Warto także pamiętać, że specjalistki i specjaliści od metodologii historii nie mieli i nie mają monopolu na „myślenie historyczne”. Nie byli przecież metodologami, że wymienię jedynie kilka przykładów z XX-wiecznej historiografii, Henri Marrou, Witold Kula, Richard J. Evans czy Marc Bloch. A przecież ich dzieła odegrały istotną rolę w modernizacji historiografii i do dziś warto je czytać. Inspirujemy się też obecnie książkami takich historyków, jak Krzysztof Pomian czy Timothy Snyder, choć trudno ich zaliczyć do najszerzej nawet pojętego środowiska metodologów. Ich sposób uprawiania refleksji metodologicznej powstaje jakby na marginesie, ale przecież w ścisłym związku z ich praktyką dziejopisarską. I bywa równie interesujący jak uwagi Wojciecha Wrzoska. Bliskie mi z wielu względów Rozważania o historii Witolda Kuli uważam do dziś za swoisty wzór traktatu metodologicznego, nie tylko w sensie intelektualnego rozliczenia z epoką stalinowską. To samo można powiedzieć o dużo słynniejszej Pochwale historii Blocha. Większość zasygnalizowanych tu jedynie autorów i ich dzieł mieściła/mieści się w dużym stopniu w świecie historiografii klasycznej, co diagnozę Wrzoska podaje w wątpliwość.

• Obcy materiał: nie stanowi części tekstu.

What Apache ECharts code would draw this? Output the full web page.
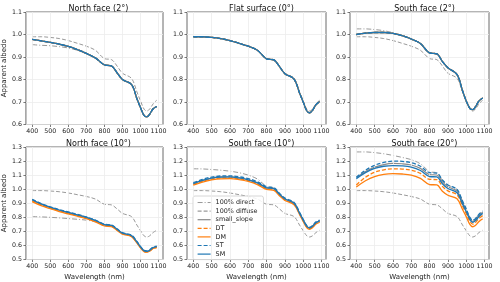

Nie rozumiem także, dlaczego poznański metodolog już w pierwszym akapicie swojego tekstu odmawia historii historiografii prawa do snucia własnej filozoficznej refleksji nad przeszłością. Czyżby nie było jej w twórczości, wymieniam przykładowo, Mariana Henryka Serejskiego, Andrzeja Feliksa Grabskiego czy Andrzeja Wierzbickiego? Studium tego ostatniego Wschód–Zachód w koncepcjach dziejów Polski to przecież książka par excellence historiozoficzna. Piszę to, nie tylko dlatego że jako „prosty” historyk historiografii poczułem się nieco dotknięty, ale przede wszystkim by upomnieć się o inną, jak sądzę ważną, formę metodologicznego namysłu nad historiografią.

W środowisku toczy się walka o, mówiąc językiem Pierre’a Bourdieu, kapitał symboliczny poszczególnych dyscyplin, najważniejszy, gdyż dający dostęp do innych w obrębie coraz bardziej rozrastającej się nauki historycznej. Przedstawiciele metodologii historii są w tej walce zarówno osamotnieni, jak i marginalizowani, także, co chciałbym z całą mocą podkreślić, po części z własnej winy. Piszę to ze smutkiem jako przedstawiciel siostrzanej dyscypliny. Obecne w humanistyce mody, polityka naukowa państwa (parametryzacja i starania o granty), narastająca konfrontacja między historią a pamięcią stanowią kontekst wspomnianego konfliktu. Głos Wojciecha Wrzoska odczytuję jako upominanie się o środowiskowe znaczenie teoretycznego namysłu nad przeszłością. Każdy z nas bowiem, świadomie lub nie, odwołuje się przecież w praktyce badawczej do jakiejś „prywatnej filozofii historii”. Warto o tym pamiętać.


[1] Za rozmowę na temat tego tekstu dziękuję dr. Andrzejowi Czyżewskiemu. 

[2] Za próbę przełamania tych tendencji gotowy jestem uznać ostatnią ankietę na temat stanu polskiej historiografii ogłoszoną w „Kwartalniku Historycznym” nr 1 z 2021 r., http://kh-ihpan.edu.pl/index.php?option=com_content&view=article&id=101:1-2021&catid=8&Itemid=107&lang=pl (dostęp 25.02.2022).

[3] Na ten temat zob. Wycinanki 38 i 39 zamieszczone w portalu ohistorie.eu.

[4] W. Wrzosek, Historia – kultura – metafora. Powstanie nieklasycznej historiografii, Wrocław 1995, s. 142.

[5] Po 1989 r. doszły do nich inne, związane z uwikłaniem Jerzego Topolskiego w marksizm. Skutkowało to słabo uzasadnionymi i często absurdalnymi oskarżeniami o ideologizację historii.

[6] J. Pomorski, „Appeasement” jako ostrzeżenie. Rozważania o historiografii i polityce historycznej (Wokół Pierwszej zdrady Zachodu Andrzeja Nowaka), „Dzieje Najnowsze” 2017, nr 3; A. Nowak, Czy w politycznej historii jest miejsce na kategorię „zdrady”?, tamże.